Cartier and other jewelry brands that are part of the Swiss conglomerate Richemont had combined sales of 11 billion euros (USD 11.7 billion) in the fiscal year ending March 31, 2022, according to its annual report. Some of the pieces advertised on its US website cost as much as USD 341,000.
Cartier’s connection to the roughly 40,000 Yanomami goes back 20 years, primarily through Fondation Cartier, a corporate philanthropy created and funded by the company in 1984.In the past, few Yanomami or their advocates have publicly criticised Cartier or the foundation, but a growing number have begun expressing concerns.
Cartier’s foundation recently sponsored a finely curated exhibit displaying photographs of Yanomami, along with works by Indigenous artists, in an elegant non-profit Manhattan arts center.

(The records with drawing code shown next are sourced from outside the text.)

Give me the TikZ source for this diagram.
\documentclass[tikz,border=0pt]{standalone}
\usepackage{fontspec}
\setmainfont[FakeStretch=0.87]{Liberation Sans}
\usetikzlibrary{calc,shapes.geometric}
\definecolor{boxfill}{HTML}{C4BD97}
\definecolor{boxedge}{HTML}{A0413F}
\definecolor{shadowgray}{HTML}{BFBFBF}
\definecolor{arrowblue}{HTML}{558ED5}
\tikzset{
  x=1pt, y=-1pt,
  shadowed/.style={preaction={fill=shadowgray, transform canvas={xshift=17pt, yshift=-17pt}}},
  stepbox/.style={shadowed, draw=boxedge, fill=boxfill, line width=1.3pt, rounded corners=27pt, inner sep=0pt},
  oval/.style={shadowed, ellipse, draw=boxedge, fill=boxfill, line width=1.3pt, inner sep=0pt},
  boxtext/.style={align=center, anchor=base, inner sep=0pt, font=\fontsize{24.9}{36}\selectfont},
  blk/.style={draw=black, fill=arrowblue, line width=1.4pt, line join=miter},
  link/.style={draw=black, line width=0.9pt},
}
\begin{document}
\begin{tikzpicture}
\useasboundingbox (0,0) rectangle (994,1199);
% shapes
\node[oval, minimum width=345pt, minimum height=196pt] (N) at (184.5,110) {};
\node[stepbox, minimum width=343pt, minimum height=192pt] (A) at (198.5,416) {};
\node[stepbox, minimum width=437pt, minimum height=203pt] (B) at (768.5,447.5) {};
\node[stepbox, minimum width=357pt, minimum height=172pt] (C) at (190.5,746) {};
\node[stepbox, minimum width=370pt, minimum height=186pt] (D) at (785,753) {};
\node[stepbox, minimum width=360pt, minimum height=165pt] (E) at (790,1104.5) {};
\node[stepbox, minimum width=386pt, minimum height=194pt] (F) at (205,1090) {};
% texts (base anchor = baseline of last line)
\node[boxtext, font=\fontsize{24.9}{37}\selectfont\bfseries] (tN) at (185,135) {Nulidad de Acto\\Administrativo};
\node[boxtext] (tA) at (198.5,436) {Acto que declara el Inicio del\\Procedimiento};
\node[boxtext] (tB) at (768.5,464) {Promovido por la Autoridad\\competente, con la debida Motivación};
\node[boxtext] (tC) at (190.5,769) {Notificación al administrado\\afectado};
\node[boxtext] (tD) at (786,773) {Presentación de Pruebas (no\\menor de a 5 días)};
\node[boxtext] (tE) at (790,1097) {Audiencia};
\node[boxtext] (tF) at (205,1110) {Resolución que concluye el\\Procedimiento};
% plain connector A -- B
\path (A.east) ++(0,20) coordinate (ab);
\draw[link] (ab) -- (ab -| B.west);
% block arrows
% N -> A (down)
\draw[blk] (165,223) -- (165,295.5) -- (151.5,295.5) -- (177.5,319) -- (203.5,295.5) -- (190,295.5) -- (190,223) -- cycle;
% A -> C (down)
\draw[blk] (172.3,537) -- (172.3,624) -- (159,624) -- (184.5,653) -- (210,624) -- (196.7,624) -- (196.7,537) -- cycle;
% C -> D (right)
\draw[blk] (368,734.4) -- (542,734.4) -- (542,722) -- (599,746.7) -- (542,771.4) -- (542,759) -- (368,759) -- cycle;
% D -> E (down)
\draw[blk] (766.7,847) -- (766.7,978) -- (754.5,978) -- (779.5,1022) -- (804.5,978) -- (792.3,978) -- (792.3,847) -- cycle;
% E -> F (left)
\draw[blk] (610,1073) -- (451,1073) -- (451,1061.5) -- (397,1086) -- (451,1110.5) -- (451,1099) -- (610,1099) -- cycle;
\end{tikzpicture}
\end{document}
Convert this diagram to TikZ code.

The exhibit, previously in Paris, was praised by outlets ranging from The New York Times to Luxury Daily, an influential industry publication whose headline read, “ Fondation Cartier continues push for indigenous justice through art sponsorship.”
Barbara Navarro, a French multimedia artist, saw something very different, as did several other artists, including some Yanomami.
In the multimedia show “Pas de Cartier, ” or “Not Cartier,” in the village of Nemours, France, Navarro and others critique the luxury brand and the devastation caused by illegal miners in an exhibit that includes sculptures and drawings. In one photo montage, a large gold mine surrounded by the Amazon forest is seen next to a Cartier store.